» **Exercise directions**:
All of the material should be reproduced exactly, with pictures left out.

» **Recorded data**:
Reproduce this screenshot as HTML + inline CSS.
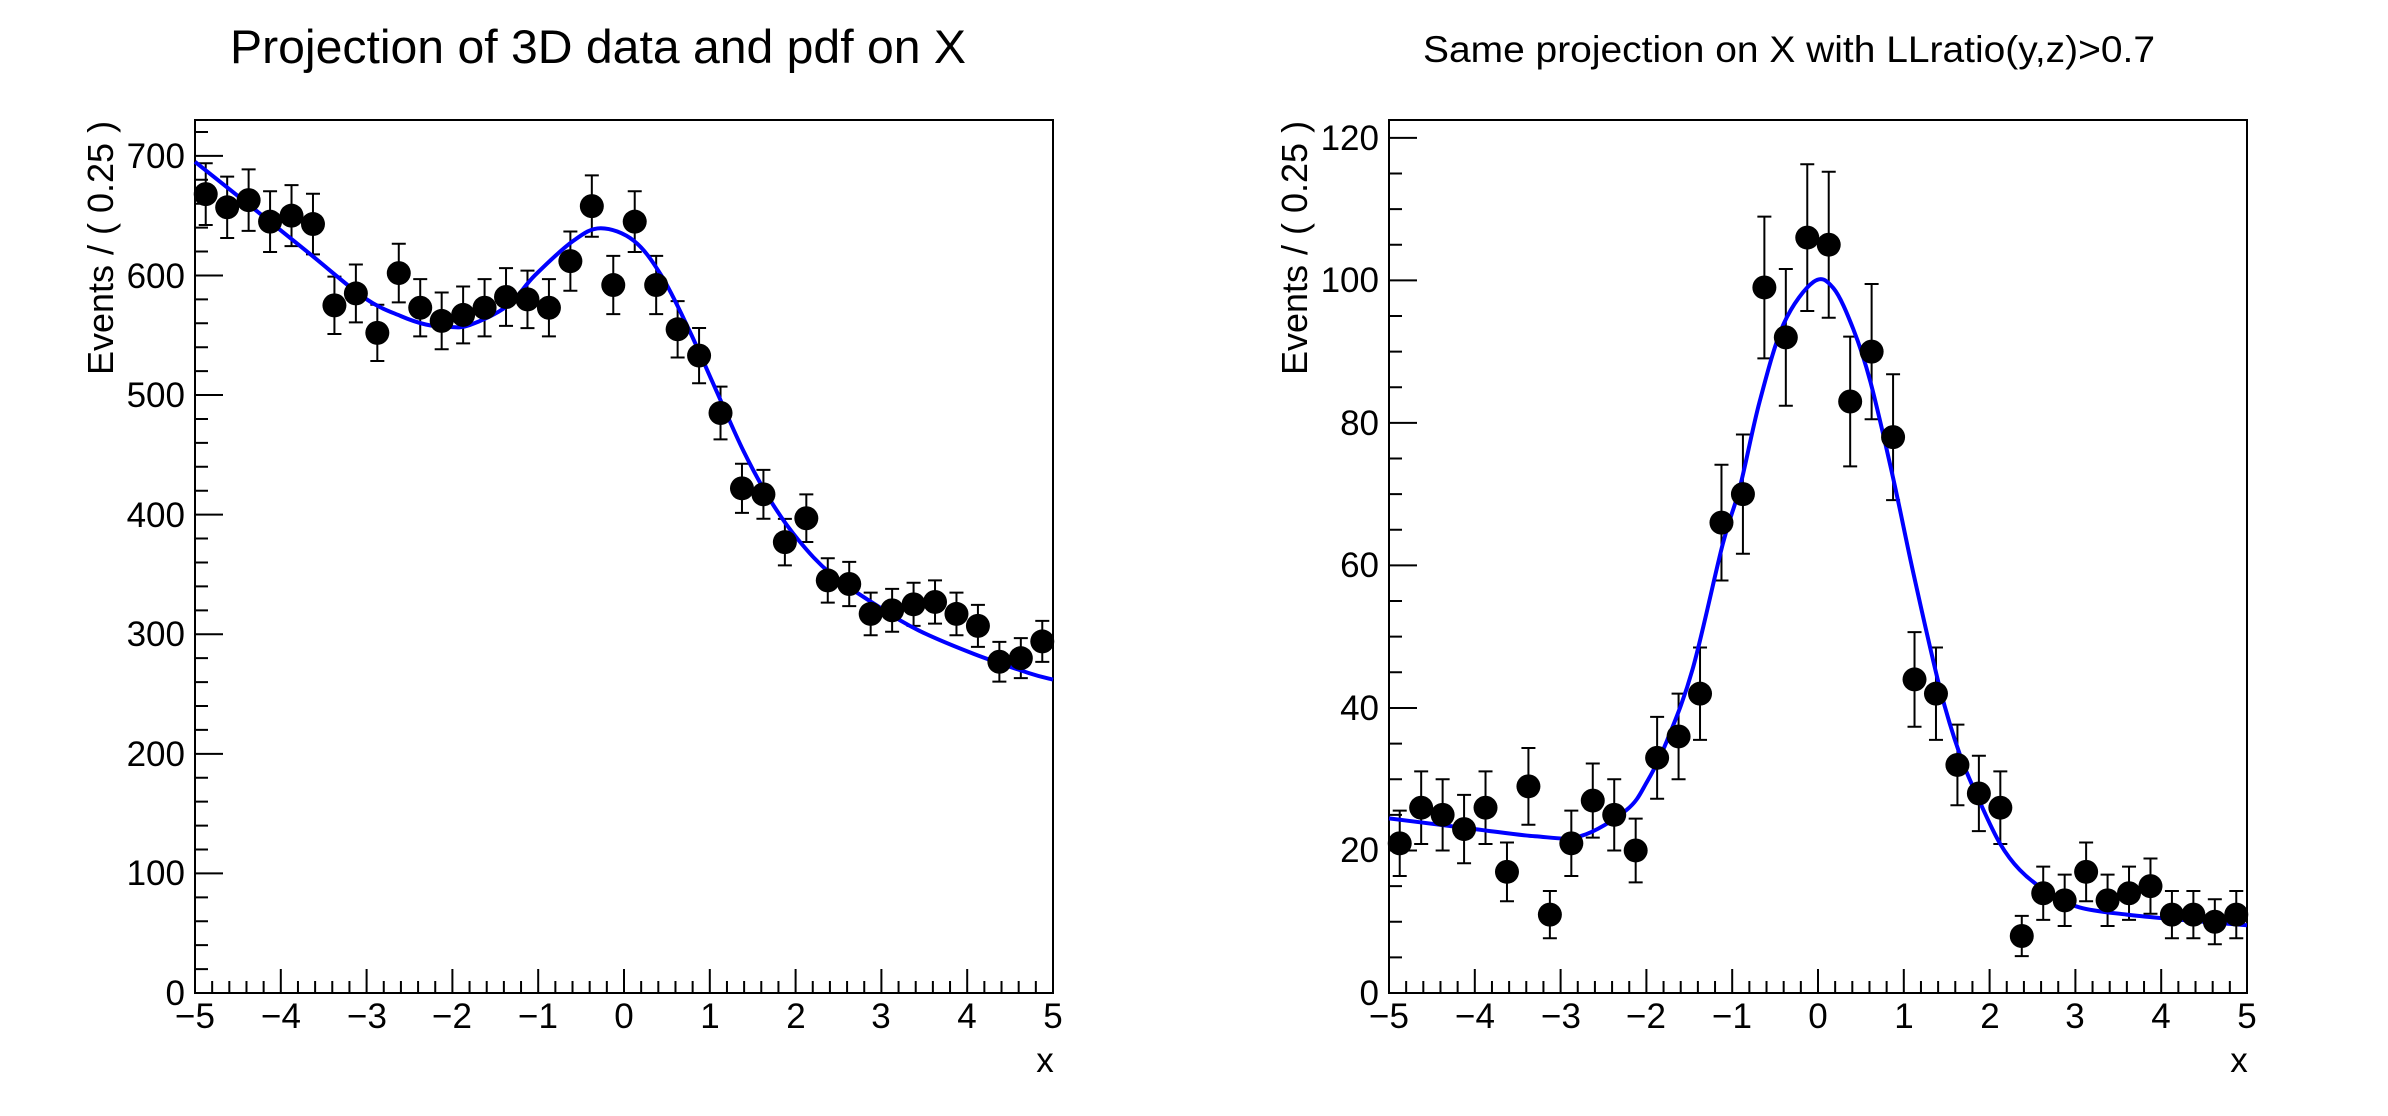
<!DOCTYPE html>
<html><head><meta charset="utf-8">
<style>html,body{margin:0;padding:0;background:#fff;}svg{display:block;}text{font-family:"Liberation Sans",Arial,sans-serif;fill:#000;}</style>
</head><body>
<svg id="s" width="2388" height="1116" viewBox="0 0 2388 1116" xmlns="http://www.w3.org/2000/svg">
<rect width="2388" height="1116" fill="#fff"/>
<text x="230" y="63" font-size="47" textLength="736" lengthAdjust="spacingAndGlyphs">Projection of 3D data and pdf on X</text>
<text x="1423" y="62" font-size="37" textLength="732" lengthAdjust="spacingAndGlyphs">Same projection on X with LLratio(y,z)&gt;0.7</text>
<g font-size="35" text-anchor="end">
<text x="185" y="1005">0</text><text x="185" y="885">100</text><text x="185" y="766">200</text><text x="185" y="646">300</text><text x="185" y="527">400</text><text x="185" y="407">500</text><text x="185" y="288">600</text><text x="185" y="168">700</text>
<text x="1379" y="1005">0</text><text x="1379" y="862">20</text><text x="1379" y="720">40</text><text x="1379" y="577">60</text><text x="1379" y="435">80</text><text x="1379" y="292">100</text><text x="1379" y="150">120</text>
</g>
<g font-size="35" text-anchor="middle">
<text x="195" y="1028">−5</text><text x="281" y="1028">−4</text><text x="367" y="1028">−3</text><text x="452" y="1028">−2</text><text x="538" y="1028">−1</text><text x="624" y="1028">0</text><text x="710" y="1028">1</text><text x="796" y="1028">2</text><text x="881" y="1028">3</text><text x="967" y="1028">4</text><text x="1053" y="1028">5</text>
<text x="1389" y="1028">−5</text><text x="1475" y="1028">−4</text><text x="1561" y="1028">−3</text><text x="1646" y="1028">−2</text><text x="1732" y="1028">−1</text><text x="1818" y="1028">0</text><text x="1904" y="1028">1</text><text x="1990" y="1028">2</text><text x="2075" y="1028">3</text><text x="2161" y="1028">4</text><text x="2247" y="1028">5</text>
<text x="1045" y="1072">x</text><text x="2239" y="1072">x</text>
</g>
<text transform="translate(113,248) rotate(-90)" font-size="36" text-anchor="middle">Events / ( 0.25 )</text>
<text transform="translate(1307,248) rotate(-90)" font-size="36" text-anchor="middle">Events / ( 0.25 )</text>
<g id="g"></g>
</svg>
<script>
var G=document.getElementById('g'),h='';
function panel(x0,ymax,minorY,data,curve){
 var W=858,T=120,B=993,H=B-T;
 var X=function(v){return x0+(v+5)*W/10;},Y=function(v){return B-v*H/ymax;};
 h+='<rect x="'+x0+'" y="'+T+'" width="'+W+'" height="'+H+'" fill="none" stroke="#000" stroke-width="2"/>';
 var p='';
 for(var i=0;i<=50;i++){var v=-5+i*0.2,x=X(v),L=(i%5==0)?24:12;p+='M'+x+' '+B+'V'+(B-L);}
 var n=Math.floor(ymax/minorY+1e-6);
 for(var i=0;i<=n;i++){var v=i*minorY,y=Y(v),L=(i%(minorY==20?5:4)==0)?28:13;p+='M'+x0+' '+y+'H'+(x0+L);}
 h+='<path d="'+p+'" stroke="#000" stroke-width="2" fill="none"/>';
 var pts=curve.map(function(c){return [X(c[0]),Y(c[1])];});
 var d='M'+pts[0][0]+' '+pts[0][1];
 for(var i=0;i<pts.length-1;i++){var p0=pts[Math.max(i-1,0)],p1=pts[i],p2=pts[i+1],p3=pts[Math.min(i+2,pts.length-1)];
  d+='C'+(p1[0]+(p2[0]-p0[0])/6)+' '+(p1[1]+(p2[1]-p0[1])/6)+' '+(p2[0]-(p3[0]-p1[0])/6)+' '+(p2[1]-(p3[1]-p1[1])/6)+' '+p2[0]+' '+p2[1];}
 var e='',dots='';
 data.forEach(function(v,k){var xv=-4.875+0.25*k,x=X(xv),s=Math.sqrt(v),y1=Y(v+s),y2=Y(v-s);
  e+='M'+x+' '+y1+'V'+y2+'M'+(x-7)+' '+y1+'h14M'+(x-7)+' '+y2+'h14';
  dots+='<circle cx="'+x+'" cy="'+Y(v)+'" r="12"/>';});
 h+='<path d="'+e+'" stroke="#000" stroke-width="2" fill="none"/>';
 h+='<path d="'+d+'" stroke="#0000ff" stroke-width="4" fill="none"/>';
 h+='<g fill="#000">'+dots+'</g>';
}
panel(195,730,20,[668,657,663,645,650,643,575,585,552,602,573,562,567,573,582,580,573,612,658,592,645,592,555,533,485,422,417,377,397,345,342,317,320,325,327,317,307,277,280,294],
[[-5,695],[-4.3,655],[-3.66,618],[-3.02,581],[-2.6,566],[-2.31,559],[-2.05,557],[-1.8,558.5],[-1.36,574.5],[-1.04,600],[-0.59,629],[-0.27,639.5],[0.115,629],[0.435,600],[0.755,555],[1.074,504],[1.394,453],[1.71,411.5],[2.03,379],[2.42,350],[2.99,322],[3.44,303],[4.08,283.5],[4.72,267.5],[5,262]]);
panel(1389,122.5,5,[21,26,25,23,26,17,29,11,21,27,25,20,33,36,42,66,70,99,92,106,105,83,90,78,44,42,32,28,26,8,14,13,17,13,14,15,11,11,10,11],
[[-5,24.5],[-4,23],[-3.3,22],[-2.77,22],[-2.23,25.7],[-1.99,29.7],[-1.76,35.4],[-1.46,45.5],[-1.11,63],[-0.91,71],[-0.68,83],[-0.4,93.9],[-0.05,99.8],[0.18,98.9],[0.41,93.2],[0.61,85.8],[0.875,72.3],[1.11,59],[1.42,42.8],[1.655,33.4],[1.89,26.7],[2.12,21],[2.35,17.3],[2.66,14.3],[3.05,12],[3.6,11],[4.2,10.3],[5,9.5]]);
G.innerHTML=h;
</script>
</body></html>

» **The response**:
Reproduce this screenshot as HTML + inline CSS.
<!DOCTYPE html>
<html><head><meta charset="utf-8">
<style>html,body{margin:0;padding:0;background:#fff;}svg{display:block;}text{font-family:"Liberation Sans",Arial,sans-serif;fill:#000;}</style>
</head><body>
<svg id="s" width="2388" height="1116" viewBox="0 0 2388 1116" xmlns="http://www.w3.org/2000/svg">
<rect width="2388" height="1116" fill="#fff"/>
<text x="230" y="63" font-size="47" textLength="736" lengthAdjust="spacingAndGlyphs">Projection of 3D data and pdf on X</text>
<text x="1423" y="62" font-size="37" textLength="732" lengthAdjust="spacingAndGlyphs">Same projection on X with LLratio(y,z)&gt;0.7</text>
<g font-size="35" text-anchor="end">
<text x="185" y="1005">0</text><text x="185" y="885">100</text><text x="185" y="766">200</text><text x="185" y="646">300</text><text x="185" y="527">400</text><text x="185" y="407">500</text><text x="185" y="288">600</text><text x="185" y="168">700</text>
<text x="1379" y="1005">0</text><text x="1379" y="862">20</text><text x="1379" y="720">40</text><text x="1379" y="577">60</text><text x="1379" y="435">80</text><text x="1379" y="292">100</text><text x="1379" y="150">120</text>
</g>
<g font-size="35" text-anchor="middle">
<text x="195" y="1028">−5</text><text x="281" y="1028">−4</text><text x="367" y="1028">−3</text><text x="452" y="1028">−2</text><text x="538" y="1028">−1</text><text x="624" y="1028">0</text><text x="710" y="1028">1</text><text x="796" y="1028">2</text><text x="881" y="1028">3</text><text x="967" y="1028">4</text><text x="1053" y="1028">5</text>
<text x="1389" y="1028">−5</text><text x="1475" y="1028">−4</text><text x="1561" y="1028">−3</text><text x="1646" y="1028">−2</text><text x="1732" y="1028">−1</text><text x="1818" y="1028">0</text><text x="1904" y="1028">1</text><text x="1990" y="1028">2</text><text x="2075" y="1028">3</text><text x="2161" y="1028">4</text><text x="2247" y="1028">5</text>
<text x="1045" y="1072">x</text><text x="2239" y="1072">x</text>
</g>
<text transform="translate(113,248) rotate(-90)" font-size="36" text-anchor="middle">Events / ( 0.25 )</text>
<text transform="translate(1307,248) rotate(-90)" font-size="36" text-anchor="middle">Events / ( 0.25 )</text>
<g id="g"></g>
</svg>
<script>
var G=document.getElementById('g'),h='';
function panel(x0,ymax,minorY,data,curve){
 var W=858,T=120,B=993,H=B-T;
 var X=function(v){return x0+(v+5)*W/10;},Y=function(v){return B-v*H/ymax;};
 h+='<rect x="'+x0+'" y="'+T+'" width="'+W+'" height="'+H+'" fill="none" stroke="#000" stroke-width="2"/>';
 var p='';
 for(var i=0;i<=50;i++){var v=-5+i*0.2,x=X(v),L=(i%5==0)?24:12;p+='M'+x+' '+B+'V'+(B-L);}
 var n=Math.floor(ymax/minorY+1e-6);
 for(var i=0;i<=n;i++){var v=i*minorY,y=Y(v),L=(i%(minorY==20?5:4)==0)?28:13;p+='M'+x0+' '+y+'H'+(x0+L);}
 h+='<path d="'+p+'" stroke="#000" stroke-width="2" fill="none"/>';
 var pts=curve.map(function(c){return [X(c[0]),Y(c[1])];});
 var d='M'+pts[0][0]+' '+pts[0][1];
 for(var i=0;i<pts.length-1;i++){var p0=pts[Math.max(i-1,0)],p1=pts[i],p2=pts[i+1],p3=pts[Math.min(i+2,pts.length-1)];
  d+='C'+(p1[0]+(p2[0]-p0[0])/6)+' '+(p1[1]+(p2[1]-p0[1])/6)+' '+(p2[0]-(p3[0]-p1[0])/6)+' '+(p2[1]-(p3[1]-p1[1])/6)+' '+p2[0]+' '+p2[1];}
 var e='',dots='';
 data.forEach(function(v,k){var xv=-4.875+0.25*k,x=X(xv),s=Math.sqrt(v),y1=Y(v+s),y2=Y(v-s);
  e+='M'+x+' '+y1+'V'+y2+'M'+(x-7)+' '+y1+'h14M'+(x-7)+' '+y2+'h14';
  dots+='<circle cx="'+x+'" cy="'+Y(v)+'" r="12"/>';});
 h+='<path d="'+e+'" stroke="#000" stroke-width="2" fill="none"/>';
 h+='<path d="'+d+'" stroke="#0000ff" stroke-width="4" fill="none"/>';
 h+='<g fill="#000">'+dots+'</g>';
}
panel(195,730,20,[668,657,663,645,650,643,575,585,552,602,573,562,567,573,582,580,573,612,658,592,645,592,555,533,485,422,417,377,397,345,342,317,320,325,327,317,307,277,280,294],
[[-5,695],[-4.3,655],[-3.66,618],[-3.02,581],[-2.6,566],[-2.31,559],[-2.05,557],[-1.8,558.5],[-1.36,574.5],[-1.04,600],[-0.59,629],[-0.27,639.5],[0.115,629],[0.435,600],[0.755,555],[1.074,504],[1.394,453],[1.71,411.5],[2.03,379],[2.42,350],[2.99,322],[3.44,303],[4.08,283.5],[4.72,267.5],[5,262]]);
panel(1389,122.5,5,[21,26,25,23,26,17,29,11,21,27,25,20,33,36,42,66,70,99,92,106,105,83,90,78,44,42,32,28,26,8,14,13,17,13,14,15,11,11,10,11],
[[-5,24.5],[-4,23],[-3.3,22],[-2.77,22],[-2.23,25.7],[-1.99,29.7],[-1.76,35.4],[-1.46,45.5],[-1.11,63],[-0.91,71],[-0.68,83],[-0.4,93.9],[-0.05,99.8],[0.18,98.9],[0.41,93.2],[0.61,85.8],[0.875,72.3],[1.11,59],[1.42,42.8],[1.655,33.4],[1.89,26.7],[2.12,21],[2.35,17.3],[2.66,14.3],[3.05,12],[3.6,11],[4.2,10.3],[5,9.5]]);
G.innerHTML=h;
</script>
</body></html>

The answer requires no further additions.